Écrit par Lepetitjournal Kuala Lumpur
Publié le 30 novembre 2015, mis à jour le 30 novembre 2015

En 1994, Travis P. Wagner, scientifique américain spécialiste de l'environnement, émettait pour la première fois sa théorie du bocal à poissons. Il comparait alors l'écosystème de notre Terre à un aquarium géant, où tout ce qui y rentre et y est émis, y reste. Autrement dit, les polluants que nous émettons ne disparaissent jamais, et leur impact sur nous est inévitable. À l'aube d'une des plus grandes conférences mondiales sur le changement climatique, et à un temps où la conservation de l'environnement n'est plus une précaution mais une réelle nécessité, sa théorie ne pourrait être plus adéquate. 

Alors que ces derniers mois le haze a longuement occupé le devant de la scène comme une source majeure, notamment de pollution, il est important de noter qu'il ne constitue qu'un seul facteur de détérioration de la qualité de l'air parmi plusieurs autres qui eux, affectent notre santé et notre environnement de façon quotidienne. Resituer la Malaisie au niveau mondial en termes de pollution atmosphérique ; comparer l'Indice de Pollution de l'Air (et son calcul) entre Paris et Kuala Lumpur ; déterminer nos actions quotidiennes constituant d'importantes sources de pollution, sont donc des notions fondamentales à prendre en compte afin de faire un état de l'aquarium malaisien. 

La Malaisie au niveau mondial  

Dans son rapport de 2014, l'Organisation Mondiale de la Santé (OMS) affirmait que la pollution de l'air serait responsable d'une mort sur huit au niveau mondial et aurait causé le décès de plus de sept millions de personnes en 2012, dont 65% en Asie. Même s'il est indéniable que la région de l'Asie du Sud-Est est une grande émettrice de pollution, mais aussi l'une des plus affectées par cette dernière, la Malaisie se situe relativement bas dans le classement. En effet, le pays arrivait en 2012 au 11ème rang sur 14 des pays les plus pollués d'Asie, avec une concentration moyenne de 42PM*. Tel que l'illustre le graphique ci-dessous, s'appuyant sur des données du rapport de l'OMS. Le Pakistan et le Bangladesh occupent quant à eux les deux premières places du classement, avec des moyennes respectives de 198PM et 120PM, alors que les trois derniers rangs sont occupés par la Thailande, Singapour et le Japon. 
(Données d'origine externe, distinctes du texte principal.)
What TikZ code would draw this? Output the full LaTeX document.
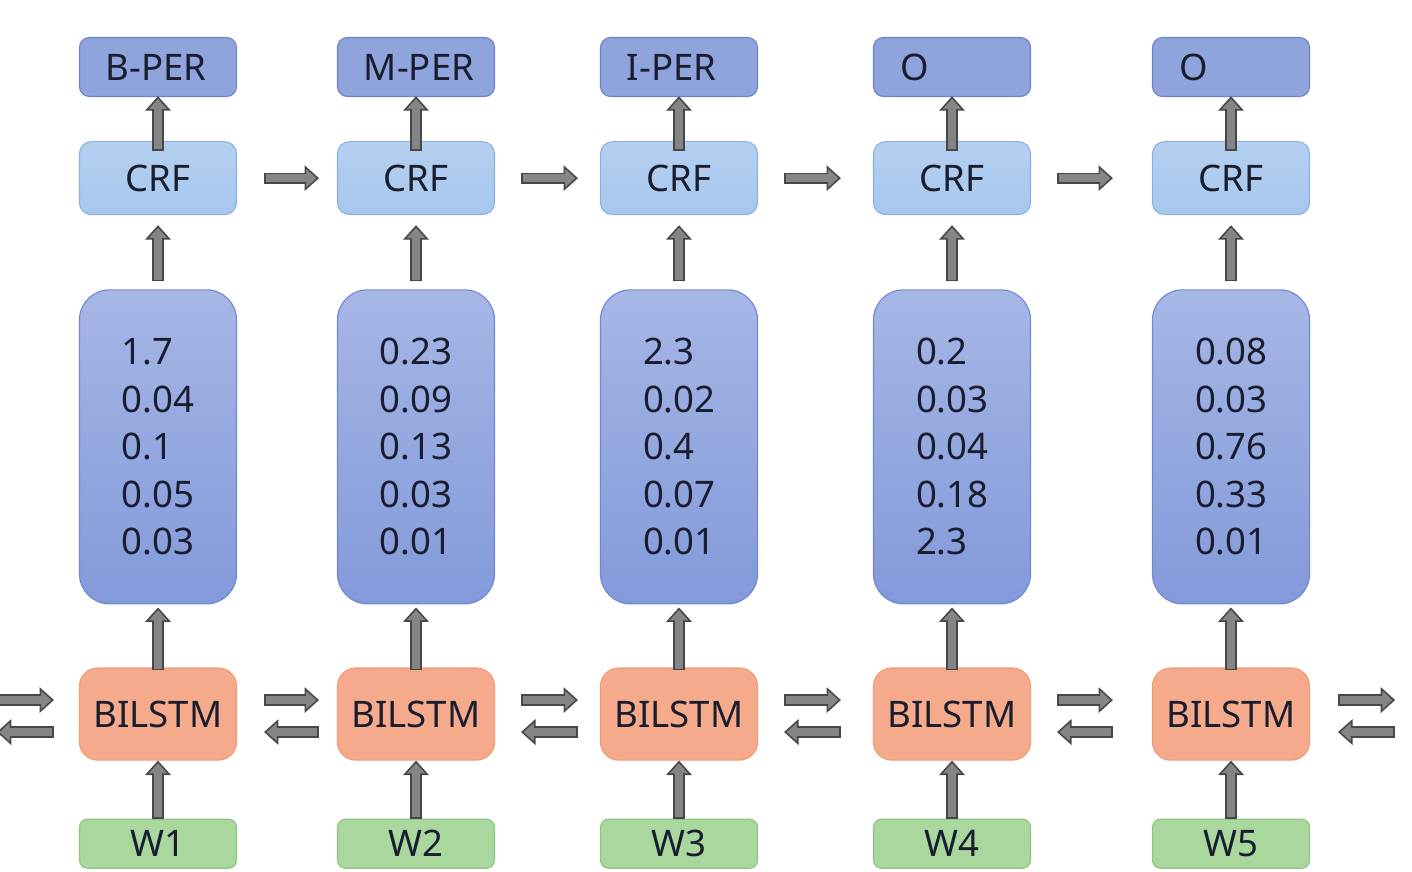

Si l'on observe la situation sur le plan mondial, on note que la région la plus polluée du monde est l'Est Méditérannéen, suivi de près par l'Asie du Sud-Est et l'Ouest Pacifique, l'Europe étant en fait la région du monde la moins polluée. Ainsi, toujours selon l'Organisation Mondiale de la Santé, les pays où l'air est le moins respirable sont le Pakistan, l'Afghanistan, le Bahrain, le Qatar et le Bangladesh, alors que les pays bénéficiant de l'air le plus propre sont l'Islande, le Canada, la Finlande, Brunei et l'Estonie.  

(Crédit : Lepetitjournal.com Kuala Lumpur)

Fait intéressant cependant, nous avons observé sur une semaine continue (du 12 au 18 octobre 2015) à un moment où le pays était touché par les vagues de haze, les indices de pollution de l'air de Paris et de Kuala Lumpur. La différence n'est pas aussi drastique que l'on pourrait le croire. Sur une période d'une semaine, l'API de Paris était en moyenne de 75, alors que celui de Kuala Lumpur était de 88. Les deux villes se situaient donc dans la même catégorie d'API, soit ?modéré?. Alors que la situation de l'air malaisien a été très médiatisée au niveau mondial, comment se fait-il que la différence entre les deux capitales soit si faible ? 

L'API malaisien, un indice de pollution de l'air fiable ? 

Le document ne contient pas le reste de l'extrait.